Formatting P values
For printing ANOVA or regression coefficients tables
This post on R bloggers describes a handy function for formatting really small P values in ANOVA tables (more than 3 decimal places) with \(<0.001\). I find this easier to read when I need to present a formatted table, e.g. in teaching.
The original function doesn’t cover all ways of creating ANOVA tables in R
so I have extended the function to cover more cases. The fixp
function below will work for ANOVA tables (x
) generated by anova(lm(...))
and summary(aov(lm(...)))
, as well as the model coefficients table generated by coef(summary(lm(...)))
.
A function to format P values
fixp <- function(x, dig=3){
# Convert to a data frame
if(is.data.frame(x) | is.matrix(x)){
x <- as.data.frame(x)
} else {
x <- as.data.frame(x[[1]])
}
# Check column order
if(substr(names(x)[ncol(x)],1,2) != "Pr"){
warning("The name of the last column didn't start with Pr. This may indicate that p-values weren't in the last row, and thus, that this function is inappropriate.")
}
# Round P values to "dig" decimal places, default 3
x[,ncol(x)] <- round(x[,ncol(x)], dig)
#
for(i in 1:nrow(x)){
if(x[i,ncol(x)] == 0 & !is.na(x[i,ncol(x)])){
x[i,ncol(x)] <- paste0("<0.", paste0(rep(0,dig-1), collapse=""), "1")
}
}
x
}
The main modification to the original function is to expand the conversion of x
to a data frame to accept lists and matrices. summary(aov(lm(...)))
creates an object with class summary.aov
which is a list and the coefficients table is a matrix. Although anova(lm(...))
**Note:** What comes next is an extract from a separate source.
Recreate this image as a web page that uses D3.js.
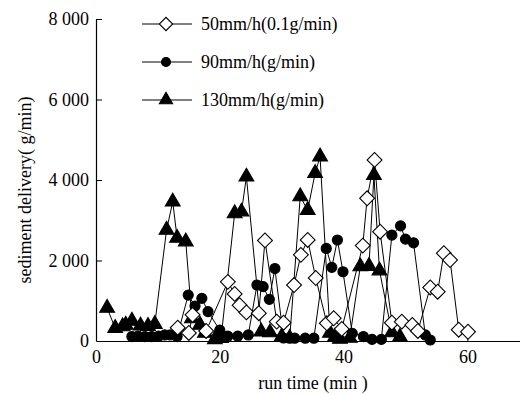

creates a data frame that will work with the function without a fatal error, the function anova
has its own way of “pretty” printing [to quote the help file] which is not compatible with the character vector in the P value column and thus will show a P value of 1. So forcing to a data frame is necessary. A minor modification is to ignore the NAs in the Residual row created by the data frame which would otherwise give an error.
The three decimal places for P values is coded into the function by default and can be changed by the dig
option. For example, dig = 1
will give you \(<0.1\). You can then call your ANOVA table and the fixp
function through knitr::kable()
or your favourite HTML/LaTeX table formatter. e.g. kable(fixp(anova(lm(...))), digits = ...)
. If you don’t want to print NAs, it’s probably better to use the options in your chosen formatting function - e.g. the knitr.kable.NA
option in kable
.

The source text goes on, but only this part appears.